2. Gemachtigde van [eiser] heeft bij brief, ingekomen op 8 april 2019, verzocht om een verbetering van het tussen partijen gewezen vonnis van 19 maart 2019. Daartoe is aangevoerd dat in overweging 12 van het vonnis de voorzieningenrechter heeft overwogen dat het [X] zal worden verboden nog langer dieren in haar woning te hebben, maar dat in het dictum van het vonnis hierover geen veroordeling is uitgesproken.
3. De kantonrechter overweegt het volgende. Artikel 32 van het Wetboek van Burgerlijke Rechtsvordering (Rv) biedt de mogelijkheid tot aanvulling van het vonnis indien de rechter heeft verzuimd te beslissen over een onderdeel van het gevorderde.
4. De kantonrechter constateert met [eiser] dat in het vonnis van 19 maart 2019 inderdaad in de beslissing is verzuimd te beslissen op hetgeen in dat vonnis in rechtsoverweging 12 is overwogen.
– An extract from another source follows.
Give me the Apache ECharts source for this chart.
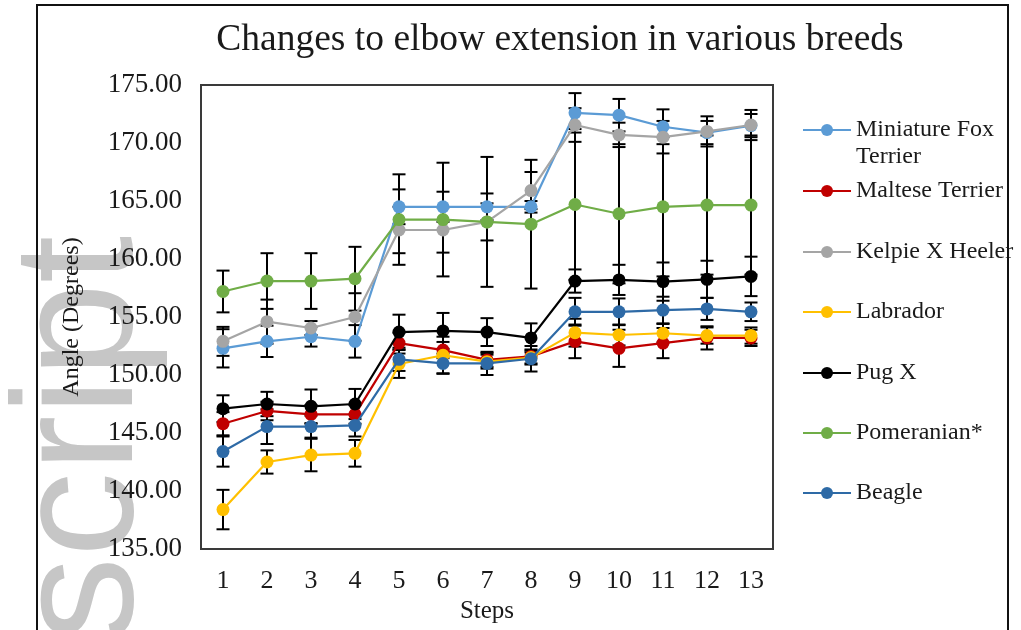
<!DOCTYPE html>
<html><head><meta charset="utf-8">
<script src="https://cdn.jsdelivr.net/npm/echarts@6/dist/echarts.min.js"></script>
<style>html,body{margin:0;padding:0;background:#fff}#c{width:1021px;height:630px}</style>
</head><body><div id="c"></div><script>
const steps = ['1','2','3','4','5','6','7','8','9','10','11','12','13'];
const breeds = ['Miniature Fox Terrier','Maltese Terrier','Kelpie X Heeler','Labrador','Pug X','Pomeranian*','Beagle'];
const colors = ['#5B9BD5','#C00000','#A5A5A5','#FFC000','#000000','#70AD47','#2E6AA6'];

const mft        = [152.3, 152.9, 153.3, 152.9, 164.5, 164.5, 164.5, 164.5, 172.6, 172.4, 171.4, 170.9, 171.5];
const mftErr     = [1.65, 1.35, 0.85, 1.4, 1.5, 1.3, 1.15, 0.5, 1.7, 1.4, 1.5, 1.0, 1.0];
const maltese    = [145.8, 146.9, 146.6, 146.6, 152.75, 152.15, 151.3, 151.6, 152.9, 152.3, 152.75, 153.2, 153.2];
const malteseErr = [1.0, 0.8, 0.8, 0.8, 0.9, 0.7, 0.6, 0.6, 1.45, 1.6, 1.3, 1.0, 0.7];
const kelpie     = [152.9, 154.6, 154.05, 155.0, 162.5, 162.5, 163.2, 165.9, 171.55, 170.7, 170.5, 171.0, 171.55];
const kelpieErr  = [1.25, 1.9, 0.6, 2.05, 2.0, 1.95, 1.6, 1.6, 1.45, 1.05, 1.4, 1.3, 1.3];
const labrador   = [138.4, 142.5, 143.1, 143.25, 150.95, 151.7, 151.15, 151.5, 153.65, 153.45, 153.6, 153.4, 153.4];
const labradorErr= [1.7, 1.0, 1.4, 1.15, 1.2, 1.6, 0.6, 0.6, 1.2, 0.9, 0.8, 0.7, 0.7];
const pug        = [147.1, 147.5, 147.3, 147.5, 153.7, 153.8, 153.7, 153.2, 158.1, 158.2, 158.05, 158.25, 158.5];
const pugErr     = [1.15, 1.05, 1.45, 1.3, 1.5, 1.55, 1.2, 1.25, 1.0, 1.3, 1.65, 1.6, 1.7];
const pom        = [157.2, 158.1, 158.1, 158.3, 163.4, 163.4, 163.2, 163.0, 164.7, 163.9, 164.5, 164.65, 164.65];
const pomErr     = [1.8, 2.4, 2.4, 2.75, 3.9, 4.9, 5.6, 5.55, 6.5, 6.0, 6.0, 6.0, 6.0];
const beagle     = [143.4, 145.55, 145.55, 145.65, 151.35, 151.0, 151.0, 151.4, 155.45, 155.45, 155.6, 155.7, 155.45];
const beagleErr  = [1.3, 1.5, 0.95, 0.95, 1.0, 0.85, 1.0, 1.1, 1.2, 1.15, 1.15, 0.95, 0.8];

const means = [mft, maltese, kelpie, labrador, pug, pom, beagle];
const errs  = [mftErr, malteseErr, kelpieErr, labradorErr, pugErr, pomErr, beagleErr];

const serif = "'Liberation Serif','Times New Roman',serif";
const txt = '#1a1a1a';

const errData = [];
means.forEach((m, s) => m.forEach((v, i) => errData.push([i, v - errs[s][i], v + errs[s][i]])));

const lineSeries = breeds.map((b, s) => ({
  name: b, type: 'line', data: means[s], symbol: 'circle', symbolSize: 13,
  itemStyle: {color: colors[s]}, lineStyle: {color: colors[s], width: 2.2}, z: 3 + s, animation: false
}));

const legendY = [130, 191, 252, 312, 373, 433, 493];
const legends = breeds.map((b, i) => {
  const l = {data: [b], orient: 'vertical', left: 797, top: legendY[i] - 17, itemWidth: 48, itemHeight: 15,
    selectedMode: false, textStyle: {fontSize: 24, fontFamily: serif, color: txt, lineHeight: 24}};
  if (i === 0) {
    l.formatter = () => '\nMiniature Fox\nTerrier';
    l.textStyle = {fontSize: 24, fontFamily: serif, color: txt, lineHeight: 27};
    l.top = legendY[i] - 45.5;
  }
  return l;
});

const chart = echarts.init(document.getElementById('c'));
chart.setOption({
  animation: false,
  backgroundColor: '#fff',
  title: {text: 'Changes to elbow extension in various breeds', left: 555, top: 16, textAlign: 'center',
    textStyle: {fontFamily: serif, fontSize: 37.5, fontWeight: 'normal', color: txt}},
  legend: legends,
  grid: {left: 201, right: 248, top: 85, bottom: 81, show: true, borderColor: '#3a3a3a', borderWidth: 2, backgroundColor: 'transparent'},
  xAxis: {type: 'category', data: steps, boundaryGap: true,
    name: 'Steps', nameLocation: 'middle', nameGap: 47,
    nameTextStyle: {fontFamily: serif, fontSize: 25, color: txt},
    axisLine: {show: false}, axisTick: {show: false}, splitLine: {show: false},
    axisLabel: {fontFamily: serif, fontSize: 26, color: txt, margin: 19}},
  yAxis: {type: 'value', min: 135, max: 175, interval: 5,
    name: 'Angle (Degrees)', nameLocation: 'middle', nameGap: 117,
    nameTextStyle: {fontFamily: serif, fontSize: 24, color: txt},
    axisLine: {show: false}, axisTick: {show: false}, splitLine: {show: false},
    axisLabel: {fontFamily: serif, fontSize: 27, color: txt, margin: 19, formatter: v => v.toFixed(2)}},
  graphic: [
    {type: 'text', z: -10, x: 170, y: 642, rotation: Math.PI / 2,
      style: {text: 'script', font: "170px 'Liberation Sans', Arial, sans-serif", fill: '#c6c6c6', textAlign: 'left', textVerticalAlign: 'bottom'}},
    {type: 'rect', z: 100, shape: {x: 37, y: 5, width: 971, height: 640}, style: {fill: null, stroke: '#111', lineWidth: 2}}
  ],
  series: [
    {type: 'custom', name: 'errorbars', data: errData, z: 2, animation: false,
      renderItem: (params, api) => {
        const t = api.coord([api.value(0), api.value(2)]);
        const b = api.coord([api.value(0), api.value(1)]);
        const hw = 6.5, st = {stroke: '#000', lineWidth: 2};
        return {type: 'group', children: [
          {type: 'line', shape: {x1: t[0], y1: t[1], x2: b[0], y2: b[1]}, style: st},
          {type: 'line', shape: {x1: t[0] - hw, y1: t[1], x2: t[0] + hw, y2: t[1]}, style: st},
          {type: 'line', shape: {x1: b[0] - hw, y1: b[1], x2: b[0] + hw, y2: b[1]}, style: st}
        ]};
      }}
  ].concat(lineSeries)
});
</script></body></html>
De kantonrechter zal het vonnis van 19 maart 2019 op grond van art. 32 Rv aanvullen als hierna in de beslissing is vermeld.

de beslissing

De kantonrechter:
wijst het verzoek tot aanvulling van de beslissing van het vonnis van 19 maart 2019 toe;
vult de beslissing van het vonnis van 19 maart 2019 aan met:
“veroordeelt de bewindvoerder in zijn hoedanigheid van bewindvoerder van [X] , althans [X] , om binnen vier weken na betekening van dit vonnis alle dieren uit de woning gelegen aan de [Y] te Middelburg te verwijderen en verwijderd te houden, op straffe van een dwangsom van € 250,00 per dag of gedeelte van een dag, dat zij in gebreke blijft hieraan te voldoen, tot een maximum van € 2.500,00 is bereikt;”
bepaalt dat deze aanvulling door de griffier wordt gesteld op de minuut van het vonnis van 19 maart 2019 met vermelding van de dag waarop dit herstelvonnis is uitgesproken.
Dit vonnis is gewezen door mr. E.K. van der Lende-Mulder Smit, kantonrechter, en uitgesproken ter openbare terechtzitting van 18 april 2019 in tegenwoordigheid van de griffier.